Washington – Il Dipartimento del Commercio degli Stati Uniti ha reso noto che durante l’estate ha registrato un pesante attacco informatico da parte di anonimi utenti cinesi. I computer presi di mira dai cracker , secondo le fonti ufficiali, appartengono all’ufficio che si occupa dell’esportazione di tecnologie militari.
Mark Foulon, sottosegretario al commercio, ha dichiarato al Washington Post che gli esperti del governo hanno “identificato ripetute incursioni informatiche durante le ore notturne”. Per almeno un mese , infatti, centinaia di macchine sono state tenute “in ostaggio”: il governo di Washington prevede la sostituzione integrale dei computer vittima di questo assalto telematico.
I dettagli sull’entità dei danni non è stata resa pubblica, tuttavia un portavoce del governo ha rassicurato la stampa locale: “Non abbiamo subito nessuna perdita di dati sensibili o segreti”. Gli osservatori più allarmisti, come il direttore del SANS Institute Alan Paller, sostengono che “questa tipologia di attacchi rivolti alle macchine governative potrebbe essere condotta da organizzazioni estremamente specializzate, che operano a livelli di preparazione militare”.
Richard Stiennon, analista ed esperto di sicurezza per conto del gruppo IT Harvest , non sembra d’accordo con la versione ufficiale dei fatti: “Hanno vinto i cinesi, almeno per la quarta volta negli ultimi tempi , perché questo attacco ha intralciato i lavori ordinari del Dipartimento del Commercio”.

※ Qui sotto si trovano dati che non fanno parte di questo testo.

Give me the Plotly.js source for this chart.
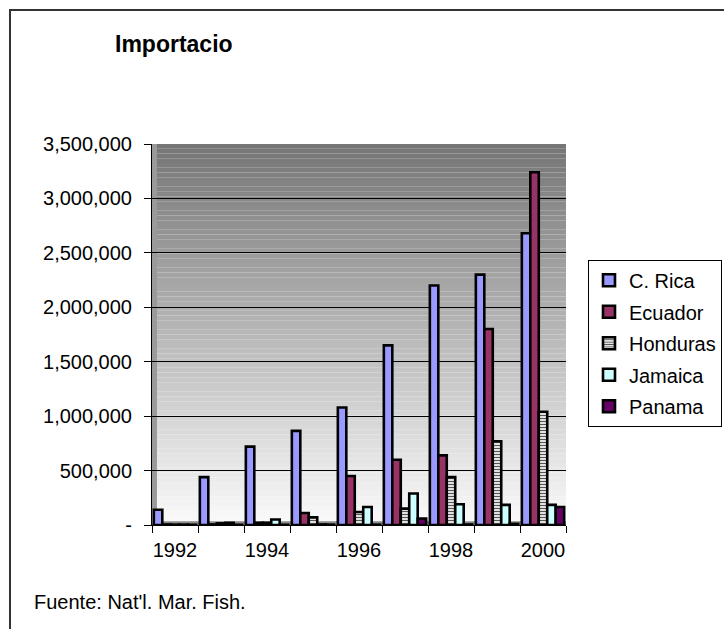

Stiennon, esattamente come sostengono numerosi esperti del settore, parla di come la temutissima guerra informatica sinoamericana stia ormai raggiungendo il culmine. “Non siamo ancora ai livelli di una Pearl Harbour digitale”, ha dichiarato, “tuttavia poco ci manca”.
Anche i server delle più grandi aziende ed istituzioni cinesi finiscono spesso sotto gli attacchi di utenti malintenzionati. Lo scorso settembre, ad esempio, il motore di ricerca cinese Baidu ha denunciato un attacco DDoS , visto immediatamente come una “vendetta” da parte della concorrenza estera. Ma in quel caso non si trattava di computer “sensibili” dal punto di vista militare.